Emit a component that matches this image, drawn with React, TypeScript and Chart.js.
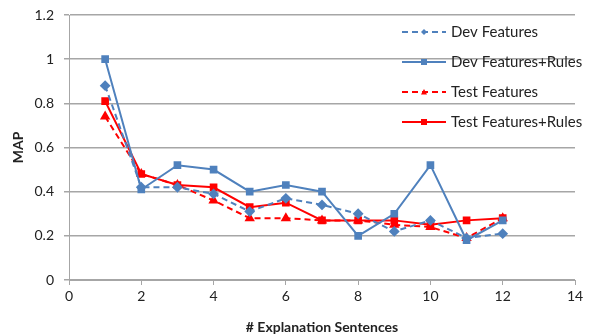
import React, { useEffect, useRef } from "react";
import { Chart, registerables } from "chart.js";

Chart.register(...registerables);

const sentences = [1, 2, 3, 4, 5, 6, 7, 8, 9, 10, 11, 12];
const devFeatures = [0.88, 0.42, 0.42, 0.39, 0.31, 0.37, 0.34, 0.3, 0.22, 0.27, 0.19, 0.21];
const devFeaturesRules = [1.0, 0.41, 0.52, 0.5, 0.4, 0.43, 0.4, 0.2, 0.3, 0.52, 0.18, 0.27];
const testFeatures = [0.74, 0.48, 0.43, 0.36, 0.28, 0.28, 0.27, 0.27, 0.25, 0.24, 0.19, 0.28];
const testFeaturesRules = [0.81, 0.48, 0.43, 0.42, 0.33, 0.35, 0.27, 0.27, 0.27, 0.25, 0.27, 0.28];
const seriesNames = ["Dev Features", "Dev Features+Rules", "Test Features", "Test Features+Rules"];

const BLUE = "#4f81bd";
const RED = "#ff0000";
const FONT = "Lato, 'Open Sans', sans-serif";

const toPts = (ys: number[]) => sentences.map((x, i) => ({ x, y: ys[i] }));

const legendPlugin = {
  id: "customLegend",
  afterDraw(chart: any) {
    const ctx = chart.ctx;
    const ds = chart.data.datasets;
    const rowsY = [32, 62, 92, 122];
    ctx.save();
    ds.forEach((d: any, i: number) => {
      const y = rowsY[i];
      ctx.strokeStyle = d.borderColor;
      ctx.lineWidth = 2;
      ctx.setLineDash(d.borderDash || []);
      ctx.beginPath();
      ctx.moveTo(402, y);
      ctx.lineTo(446, y);
      ctx.stroke();
      ctx.setLineDash([]);
      ctx.fillStyle = d.borderColor;
      const cx = 424;
      const r = 3;
      ctx.beginPath();
      if (d.pointStyle === "rectRot") {
        ctx.moveTo(cx, y - r); ctx.lineTo(cx + r, y); ctx.lineTo(cx, y + r); ctx.lineTo(cx - r, y);
      } else if (d.pointStyle === "triangle") {
        ctx.moveTo(cx, y - r); ctx.lineTo(cx + r, y + r * 0.8); ctx.lineTo(cx - r, y + r * 0.8);
      } else {
        ctx.rect(cx - r, y - r, r * 2, r * 2);
      }
      ctx.closePath();
      ctx.fill();
      ctx.fillStyle = "#222";
      ctx.font = `15px ${FONT}`;
      ctx.textBaseline = "middle";
      ctx.textAlign = "left";
      ctx.fillText(d.label, 451, y);
    });
    ctx.restore();
  },
};

export default function App() {
  const ref = useRef<HTMLCanvasElement>(null);
  useEffect(() => {
    document.body.style.margin = "0";
    const chart = new Chart(ref.current!, {
      type: "line",
      data: {
        datasets: [
          {
            label: seriesNames[0],
            data: toPts(devFeatures),
            borderColor: BLUE,
            backgroundColor: BLUE,
            borderWidth: 2,
            borderDash: [6, 4],
            pointStyle: "rectRot",
            pointRadius: 4,
          },
          {
            label: seriesNames[1],
            data: toPts(devFeaturesRules),
            borderColor: BLUE,
            backgroundColor: BLUE,
            borderWidth: 2,
            pointStyle: "rect",
            pointRadius: 4,
          },
          {
            label: seriesNames[2],
            data: toPts(testFeatures),
            borderColor: RED,
            backgroundColor: RED,
            borderWidth: 2,
            borderDash: [6, 4],
            pointStyle: "triangle",
            pointRadius: 4,
          },
          {
            label: seriesNames[3],
            data: toPts(testFeaturesRules),
            borderColor: RED,
            backgroundColor: RED,
            borderWidth: 2,
            pointStyle: "rect",
            pointRadius: 4,
          },
        ] as any,
      },
      options: {
        animation: false,
        responsive: false,
        layout: { padding: { top: 15, right: 14, left: 0, bottom: 0 } },
        plugins: { legend: { display: false }, tooltip: { enabled: false } },
        scales: {
          x: {
            type: "linear",
            min: 0,
            max: 14,
            ticks: { stepSize: 2, color: "#222", font: { family: FONT, size: 14 }, padding: 3 },
            grid: { drawOnChartArea: false, drawTicks: true, tickLength: 5, color: "#a6a6a6" },
            border: { color: "#a6a6a6" },
            title: {
              display: true,
              text: "# Explanation Sentences",
              color: "#222",
              font: { family: FONT, size: 14, weight: "bold" },
              padding: { top: 6, bottom: 0 },
            },
            afterFit: (s: any) => { s.height = 56; },
          },
          y: {
            min: 0,
            max: 1.2,
            ticks: { stepSize: 0.2, color: "#222", font: { family: FONT, size: 14 }, padding: 10,
              callback: (v: any) => String(Math.round(Number(v) * 10) / 10) },
            grid: { color: "#a6a6a6", tickLength: 5, lineWidth: 1.5 },
            border: { color: "#a6a6a6" },
            title: {
              display: true,
              text: "MAP",
              color: "#222",
              font: { family: FONT, size: 14, weight: "bold" },
              padding: { top: 10, bottom: 4 },
            },
            afterFit: (s: any) => { s.width = 69; s.paddingTop = 0; s.paddingBottom = 0; },
          },
        },
      } as any,
      plugins: [legendPlugin],
    });
    return () => chart.destroy();
  }, []);
  return (
    <div style={{ width: 589, height: 336, background: "#fff" }}>
      <canvas ref={ref} width={589} height={336} />
    </div>
  );
}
:::
> _WHAT YOU SHOULD DO_: Using the material above, return every line exactly as it appears, minus the pictures.

> _EXERCISE ANSWER_:
Emit a component that matches this image, drawn with React, TypeScript and Chart.js.
import React, { useEffect, useRef } from "react";
import { Chart, registerables } from "chart.js";

Chart.register(...registerables);

const sentences = [1, 2, 3, 4, 5, 6, 7, 8, 9, 10, 11, 12];
const devFeatures = [0.88, 0.42, 0.42, 0.39, 0.31, 0.37, 0.34, 0.3, 0.22, 0.27, 0.19, 0.21];
const devFeaturesRules = [1.0, 0.41, 0.52, 0.5, 0.4, 0.43, 0.4, 0.2, 0.3, 0.52, 0.18, 0.27];
const testFeatures = [0.74, 0.48, 0.43, 0.36, 0.28, 0.28, 0.27, 0.27, 0.25, 0.24, 0.19, 0.28];
const testFeaturesRules = [0.81, 0.48, 0.43, 0.42, 0.33, 0.35, 0.27, 0.27, 0.27, 0.25, 0.27, 0.28];
const seriesNames = ["Dev Features", "Dev Features+Rules", "Test Features", "Test Features+Rules"];

const BLUE = "#4f81bd";
const RED = "#ff0000";
const FONT = "Lato, 'Open Sans', sans-serif";

const toPts = (ys: number[]) => sentences.map((x, i) => ({ x, y: ys[i] }));

const legendPlugin = {
  id: "customLegend",
  afterDraw(chart: any) {
    const ctx = chart.ctx;
    const ds = chart.data.datasets;
    const rowsY = [32, 62, 92, 122];
    ctx.save();
    ds.forEach((d: any, i: number) => {
      const y = rowsY[i];
      ctx.strokeStyle = d.borderColor;
      ctx.lineWidth = 2;
      ctx.setLineDash(d.borderDash || []);
      ctx.beginPath();
      ctx.moveTo(402, y);
      ctx.lineTo(446, y);
      ctx.stroke();
      ctx.setLineDash([]);
      ctx.fillStyle = d.borderColor;
      const cx = 424;
      const r = 3;
      ctx.beginPath();
      if (d.pointStyle === "rectRot") {
        ctx.moveTo(cx, y - r); ctx.lineTo(cx + r, y); ctx.lineTo(cx, y + r); ctx.lineTo(cx - r, y);
      } else if (d.pointStyle === "triangle") {
        ctx.moveTo(cx, y - r); ctx.lineTo(cx + r, y + r * 0.8); ctx.lineTo(cx - r, y + r * 0.8);
      } else {
        ctx.rect(cx - r, y - r, r * 2, r * 2);
      }
      ctx.closePath();
      ctx.fill();
      ctx.fillStyle = "#222";
      ctx.font = `15px ${FONT}`;
      ctx.textBaseline = "middle";
      ctx.textAlign = "left";
      ctx.fillText(d.label, 451, y);
    });
    ctx.restore();
  },
};

export default function App() {
  const ref = useRef<HTMLCanvasElement>(null);
  useEffect(() => {
    document.body.style.margin = "0";
    const chart = new Chart(ref.current!, {
      type: "line",
      data: {
        datasets: [
          {
            label: seriesNames[0],
            data: toPts(devFeatures),
            borderColor: BLUE,
            backgroundColor: BLUE,
            borderWidth: 2,
            borderDash: [6, 4],
            pointStyle: "rectRot",
            pointRadius: 4,
          },
          {
            label: seriesNames[1],
            data: toPts(devFeaturesRules),
            borderColor: BLUE,
            backgroundColor: BLUE,
            borderWidth: 2,
            pointStyle: "rect",
            pointRadius: 4,
          },
          {
            label: seriesNames[2],
            data: toPts(testFeatures),
            borderColor: RED,
            backgroundColor: RED,
            borderWidth: 2,
            borderDash: [6, 4],
            pointStyle: "triangle",
            pointRadius: 4,
          },
          {
            label: seriesNames[3],
            data: toPts(testFeaturesRules),
            borderColor: RED,
            backgroundColor: RED,
            borderWidth: 2,
            pointStyle: "rect",
            pointRadius: 4,
          },
        ] as any,
      },
      options: {
        animation: false,
        responsive: false,
        layout: { padding: { top: 15, right: 14, left: 0, bottom: 0 } },
        plugins: { legend: { display: false }, tooltip: { enabled: false } },
        scales: {
          x: {
            type: "linear",
            min: 0,
            max: 14,
            ticks: { stepSize: 2, color: "#222", font: { family: FONT, size: 14 }, padding: 3 },
            grid: { drawOnChartArea: false, drawTicks: true, tickLength: 5, color: "#a6a6a6" },
            border: { color: "#a6a6a6" },
            title: {
              display: true,
              text: "# Explanation Sentences",
              color: "#222",
              font: { family: FONT, size: 14, weight: "bold" },
              padding: { top: 6, bottom: 0 },
            },
            afterFit: (s: any) => { s.height = 56; },
          },
          y: {
            min: 0,
            max: 1.2,
            ticks: { stepSize: 0.2, color: "#222", font: { family: FONT, size: 14 }, padding: 10,
              callback: (v: any) => String(Math.round(Number(v) * 10) / 10) },
            grid: { color: "#a6a6a6", tickLength: 5, lineWidth: 1.5 },
            border: { color: "#a6a6a6" },
            title: {
              display: true,
              text: "MAP",
              color: "#222",
              font: { family: FONT, size: 14, weight: "bold" },
              padding: { top: 10, bottom: 4 },
            },
            afterFit: (s: any) => { s.width = 69; s.paddingTop = 0; s.paddingBottom = 0; },
          },
        },
      } as any,
      plugins: [legendPlugin],
    });
    return () => chart.destroy();
  }, []);
  return (
    <div style={{ width: 589, height: 336, background: "#fff" }}>
      <canvas ref={ref} width={589} height={336} />
    </div>
  );
}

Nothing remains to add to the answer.